• **AVAILABLE RECORDS**
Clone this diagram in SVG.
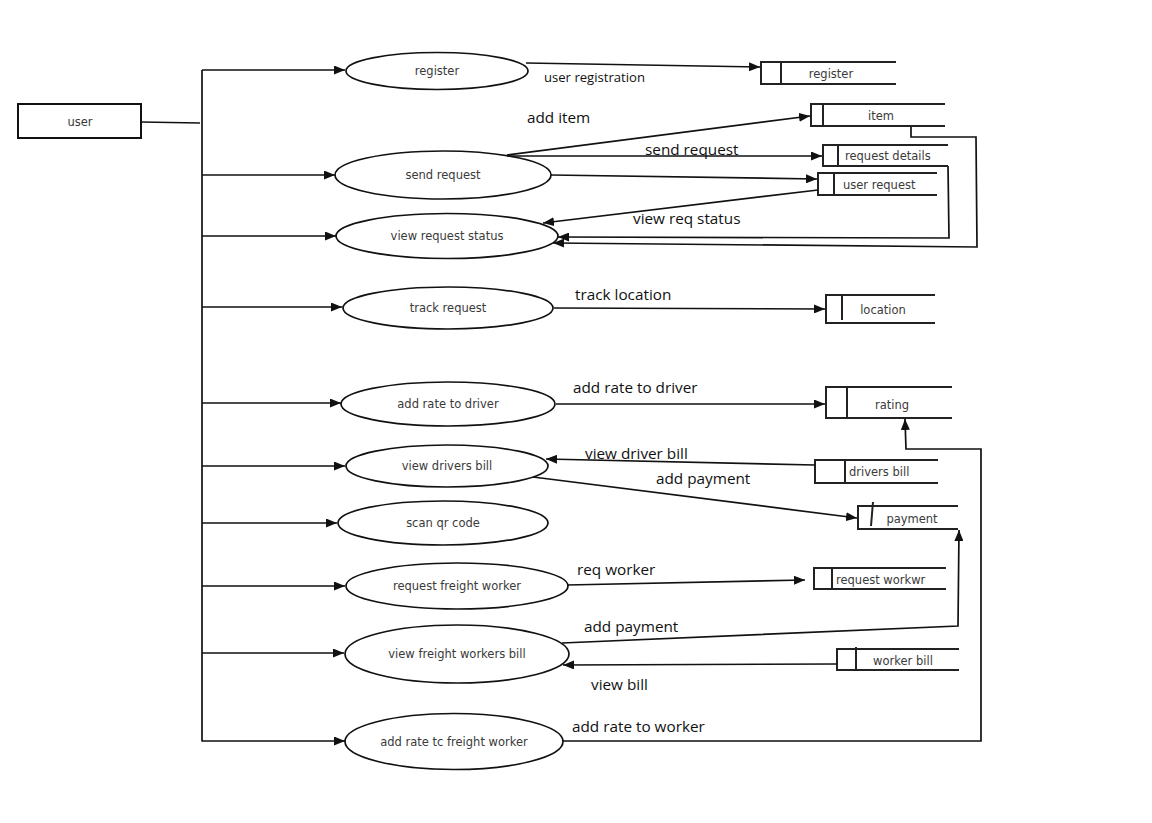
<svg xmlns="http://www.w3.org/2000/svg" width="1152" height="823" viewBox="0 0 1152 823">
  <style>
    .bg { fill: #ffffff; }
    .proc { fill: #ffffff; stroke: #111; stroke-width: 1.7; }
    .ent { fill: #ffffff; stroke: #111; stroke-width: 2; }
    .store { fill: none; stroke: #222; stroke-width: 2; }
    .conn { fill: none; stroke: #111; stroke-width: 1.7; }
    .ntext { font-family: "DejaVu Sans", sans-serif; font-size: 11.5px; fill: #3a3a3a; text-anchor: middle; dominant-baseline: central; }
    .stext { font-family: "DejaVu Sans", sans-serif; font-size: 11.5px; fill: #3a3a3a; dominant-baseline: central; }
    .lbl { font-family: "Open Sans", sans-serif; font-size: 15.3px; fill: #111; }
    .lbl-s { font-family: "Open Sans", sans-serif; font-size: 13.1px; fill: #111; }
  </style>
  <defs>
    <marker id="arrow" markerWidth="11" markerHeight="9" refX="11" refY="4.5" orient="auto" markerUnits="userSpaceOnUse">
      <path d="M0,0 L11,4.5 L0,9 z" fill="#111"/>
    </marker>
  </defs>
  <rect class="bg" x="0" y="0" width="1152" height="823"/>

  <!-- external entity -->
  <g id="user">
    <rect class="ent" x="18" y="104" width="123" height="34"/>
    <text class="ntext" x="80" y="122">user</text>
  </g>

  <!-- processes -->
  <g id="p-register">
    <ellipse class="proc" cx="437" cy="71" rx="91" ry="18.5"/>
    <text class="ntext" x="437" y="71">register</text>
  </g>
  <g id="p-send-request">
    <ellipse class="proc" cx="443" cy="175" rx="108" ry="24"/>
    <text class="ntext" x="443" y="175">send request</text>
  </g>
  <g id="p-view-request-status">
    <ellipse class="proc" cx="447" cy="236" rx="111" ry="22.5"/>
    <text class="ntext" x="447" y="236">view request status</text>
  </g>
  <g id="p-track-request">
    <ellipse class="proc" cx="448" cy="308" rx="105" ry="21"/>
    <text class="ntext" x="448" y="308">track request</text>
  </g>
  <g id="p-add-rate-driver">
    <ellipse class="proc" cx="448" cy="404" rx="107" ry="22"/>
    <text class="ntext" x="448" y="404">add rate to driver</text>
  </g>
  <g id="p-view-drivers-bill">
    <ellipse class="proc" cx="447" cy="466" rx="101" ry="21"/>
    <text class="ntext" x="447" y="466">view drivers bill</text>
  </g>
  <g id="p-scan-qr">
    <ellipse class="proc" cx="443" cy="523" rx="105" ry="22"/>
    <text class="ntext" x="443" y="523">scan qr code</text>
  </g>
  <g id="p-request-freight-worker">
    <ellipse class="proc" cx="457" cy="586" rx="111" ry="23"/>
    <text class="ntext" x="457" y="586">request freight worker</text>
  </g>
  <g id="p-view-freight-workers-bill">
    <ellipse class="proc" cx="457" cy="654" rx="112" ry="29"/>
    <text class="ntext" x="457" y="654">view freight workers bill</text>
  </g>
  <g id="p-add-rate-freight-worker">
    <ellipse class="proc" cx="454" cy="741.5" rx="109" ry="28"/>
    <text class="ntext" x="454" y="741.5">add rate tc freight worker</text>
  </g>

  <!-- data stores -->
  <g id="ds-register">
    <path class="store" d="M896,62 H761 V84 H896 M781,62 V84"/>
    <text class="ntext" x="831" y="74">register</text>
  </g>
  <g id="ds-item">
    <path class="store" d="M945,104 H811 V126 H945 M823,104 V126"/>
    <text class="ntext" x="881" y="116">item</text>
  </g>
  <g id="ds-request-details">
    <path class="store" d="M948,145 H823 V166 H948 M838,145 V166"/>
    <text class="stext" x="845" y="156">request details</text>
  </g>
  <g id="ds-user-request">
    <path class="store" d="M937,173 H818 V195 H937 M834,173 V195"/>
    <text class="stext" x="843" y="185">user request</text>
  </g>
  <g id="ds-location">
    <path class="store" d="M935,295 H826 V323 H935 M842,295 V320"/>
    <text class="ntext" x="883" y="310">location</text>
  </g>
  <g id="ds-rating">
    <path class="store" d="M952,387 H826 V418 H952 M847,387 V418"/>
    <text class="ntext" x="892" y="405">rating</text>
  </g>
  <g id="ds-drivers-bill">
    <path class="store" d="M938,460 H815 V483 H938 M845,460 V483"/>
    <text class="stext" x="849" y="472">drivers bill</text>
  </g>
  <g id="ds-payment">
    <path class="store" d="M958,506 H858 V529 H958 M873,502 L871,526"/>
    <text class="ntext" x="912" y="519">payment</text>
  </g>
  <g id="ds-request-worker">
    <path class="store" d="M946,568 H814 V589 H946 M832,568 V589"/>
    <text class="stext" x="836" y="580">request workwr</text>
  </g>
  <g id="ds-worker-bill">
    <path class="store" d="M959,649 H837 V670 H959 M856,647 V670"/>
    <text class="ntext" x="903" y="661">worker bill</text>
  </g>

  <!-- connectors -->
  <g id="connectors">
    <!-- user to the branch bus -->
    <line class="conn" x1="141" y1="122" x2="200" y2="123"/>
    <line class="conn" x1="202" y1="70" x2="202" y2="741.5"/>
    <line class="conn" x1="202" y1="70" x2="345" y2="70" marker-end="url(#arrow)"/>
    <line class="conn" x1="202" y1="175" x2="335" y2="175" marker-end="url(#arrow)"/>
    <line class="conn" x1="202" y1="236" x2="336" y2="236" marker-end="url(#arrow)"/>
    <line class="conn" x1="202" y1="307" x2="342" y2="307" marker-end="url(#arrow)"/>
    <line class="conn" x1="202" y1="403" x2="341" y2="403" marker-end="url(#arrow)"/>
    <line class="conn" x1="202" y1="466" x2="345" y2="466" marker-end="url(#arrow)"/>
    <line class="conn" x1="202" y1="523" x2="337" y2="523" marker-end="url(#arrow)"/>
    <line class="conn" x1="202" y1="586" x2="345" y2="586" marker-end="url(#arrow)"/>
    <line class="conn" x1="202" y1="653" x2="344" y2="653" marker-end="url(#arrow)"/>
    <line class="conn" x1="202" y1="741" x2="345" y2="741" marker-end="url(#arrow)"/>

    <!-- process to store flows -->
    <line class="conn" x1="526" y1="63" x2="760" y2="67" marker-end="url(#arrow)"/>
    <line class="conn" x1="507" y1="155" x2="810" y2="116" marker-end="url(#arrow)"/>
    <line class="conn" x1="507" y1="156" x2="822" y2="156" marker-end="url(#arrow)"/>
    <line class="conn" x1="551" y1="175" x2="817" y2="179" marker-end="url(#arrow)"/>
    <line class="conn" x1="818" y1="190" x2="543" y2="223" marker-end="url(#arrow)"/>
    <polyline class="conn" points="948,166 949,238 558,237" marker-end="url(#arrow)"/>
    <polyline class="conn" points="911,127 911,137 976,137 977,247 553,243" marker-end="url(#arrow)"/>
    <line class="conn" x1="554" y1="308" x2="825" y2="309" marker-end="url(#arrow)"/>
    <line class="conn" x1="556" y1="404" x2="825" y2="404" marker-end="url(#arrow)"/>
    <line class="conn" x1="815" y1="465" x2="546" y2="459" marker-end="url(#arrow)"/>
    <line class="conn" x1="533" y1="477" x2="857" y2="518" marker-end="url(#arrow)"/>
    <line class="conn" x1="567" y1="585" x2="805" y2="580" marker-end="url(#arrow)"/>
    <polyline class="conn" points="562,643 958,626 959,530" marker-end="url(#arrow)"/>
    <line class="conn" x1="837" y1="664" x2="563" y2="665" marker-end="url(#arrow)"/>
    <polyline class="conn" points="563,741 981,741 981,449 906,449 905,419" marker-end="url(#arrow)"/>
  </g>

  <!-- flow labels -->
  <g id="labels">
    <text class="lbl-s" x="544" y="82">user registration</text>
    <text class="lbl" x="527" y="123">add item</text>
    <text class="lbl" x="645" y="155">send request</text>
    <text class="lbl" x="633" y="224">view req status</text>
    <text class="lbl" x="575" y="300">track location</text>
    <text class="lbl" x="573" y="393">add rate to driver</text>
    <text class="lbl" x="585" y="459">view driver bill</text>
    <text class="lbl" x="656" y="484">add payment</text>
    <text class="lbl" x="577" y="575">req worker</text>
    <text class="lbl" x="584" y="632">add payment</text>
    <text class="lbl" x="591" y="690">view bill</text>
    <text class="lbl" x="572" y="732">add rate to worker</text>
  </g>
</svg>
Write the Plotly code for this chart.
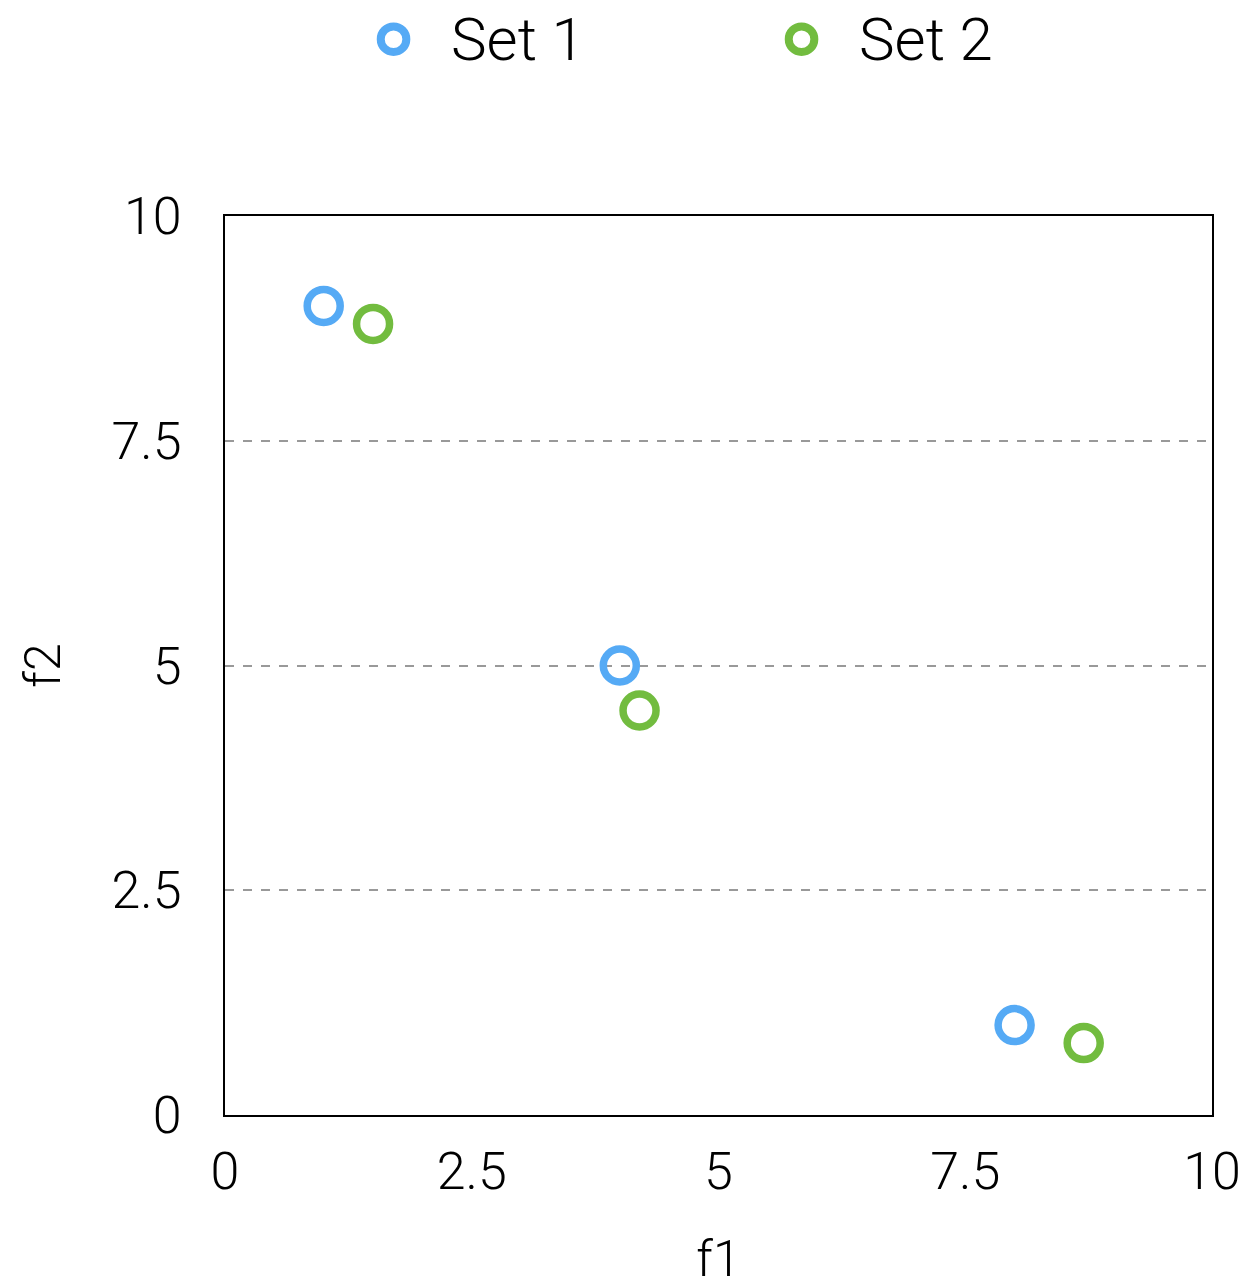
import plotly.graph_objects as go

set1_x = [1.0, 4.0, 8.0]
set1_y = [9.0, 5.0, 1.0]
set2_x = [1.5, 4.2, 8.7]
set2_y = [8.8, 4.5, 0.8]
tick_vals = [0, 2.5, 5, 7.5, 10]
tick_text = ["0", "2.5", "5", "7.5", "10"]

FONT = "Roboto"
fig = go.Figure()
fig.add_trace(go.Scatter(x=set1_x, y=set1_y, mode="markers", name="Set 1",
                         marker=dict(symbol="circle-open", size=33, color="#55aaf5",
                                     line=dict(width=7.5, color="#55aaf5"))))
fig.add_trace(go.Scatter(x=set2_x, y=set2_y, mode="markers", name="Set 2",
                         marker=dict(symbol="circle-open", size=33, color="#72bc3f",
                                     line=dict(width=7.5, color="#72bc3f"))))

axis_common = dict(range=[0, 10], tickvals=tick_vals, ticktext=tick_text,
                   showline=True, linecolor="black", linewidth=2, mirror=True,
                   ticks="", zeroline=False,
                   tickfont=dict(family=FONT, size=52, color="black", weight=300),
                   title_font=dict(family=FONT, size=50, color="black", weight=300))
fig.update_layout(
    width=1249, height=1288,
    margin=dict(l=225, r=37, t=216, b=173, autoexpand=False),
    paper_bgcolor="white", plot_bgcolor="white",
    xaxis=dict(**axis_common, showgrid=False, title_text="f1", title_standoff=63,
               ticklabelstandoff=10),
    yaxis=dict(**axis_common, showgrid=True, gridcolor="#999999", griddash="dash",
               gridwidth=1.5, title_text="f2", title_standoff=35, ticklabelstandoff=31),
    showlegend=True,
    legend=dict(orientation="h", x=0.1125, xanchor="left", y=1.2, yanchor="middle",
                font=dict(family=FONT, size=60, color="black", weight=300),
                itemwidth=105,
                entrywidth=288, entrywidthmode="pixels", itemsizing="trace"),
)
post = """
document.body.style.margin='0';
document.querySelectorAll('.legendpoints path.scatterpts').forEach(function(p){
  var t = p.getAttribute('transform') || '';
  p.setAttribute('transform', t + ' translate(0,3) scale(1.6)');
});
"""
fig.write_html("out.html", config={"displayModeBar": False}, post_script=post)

• **STATED PROBLEM**
Pull out each line of the entries that contains "code".

• **THE REPLY**
    <text class="ntext" x="443" y="523">scan qr code</text>
Write the Plotly code for this chart.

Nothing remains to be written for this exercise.